さて、今日の神社にも見られるこれらの特徴は、稲作文化に由来するとされます。中国には二つの大きな文明があったとされています。ひとつは、黄河(こうが)流域の黄河文明、もうひとつは、揚子江(ようすこう)流域の長江(ちょうこう)文明です。
 
畑作が中心の黄河流域には、これまで述べたような特徴はなく、稲作が中心の揚子江流域、そして東南アジアには、共通してこのような村落が見られるとされています(写真参考)。
 
特に、茅葺の高床式家屋は稲作と切っても切れない関係だとされています。

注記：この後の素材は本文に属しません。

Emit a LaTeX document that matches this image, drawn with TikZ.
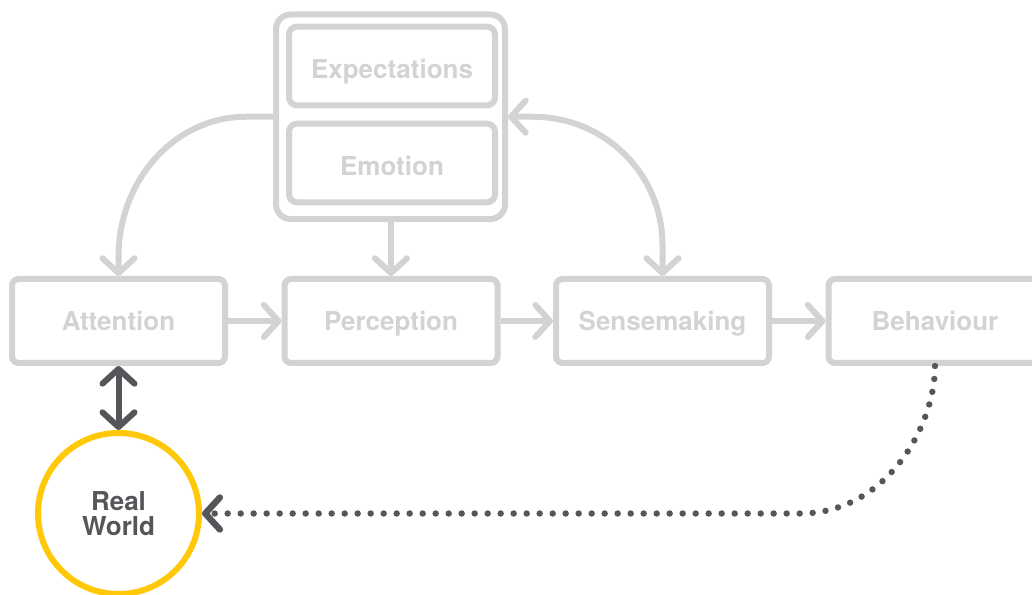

私たちが良く史跡公園などで見る竪穴式住居は、縄文・畑作地域の家屋様式であり、稲作が発展した弥生・稲作地域では、高床式家屋が中心となったとされています。
 
稲作地域でなぜ高床式家屋が採用されたかは、斐川町の様子を想像してもうなづけることが多いと思います。
 
こうした、村や村びとを、外部からの悪鬼・悪霊・邪気から守り、より多くの収穫を神に祈るといった習俗が、やがて村の中心となった祭りの場としての神社に採り入れられて、整えられていったと考えられるのです。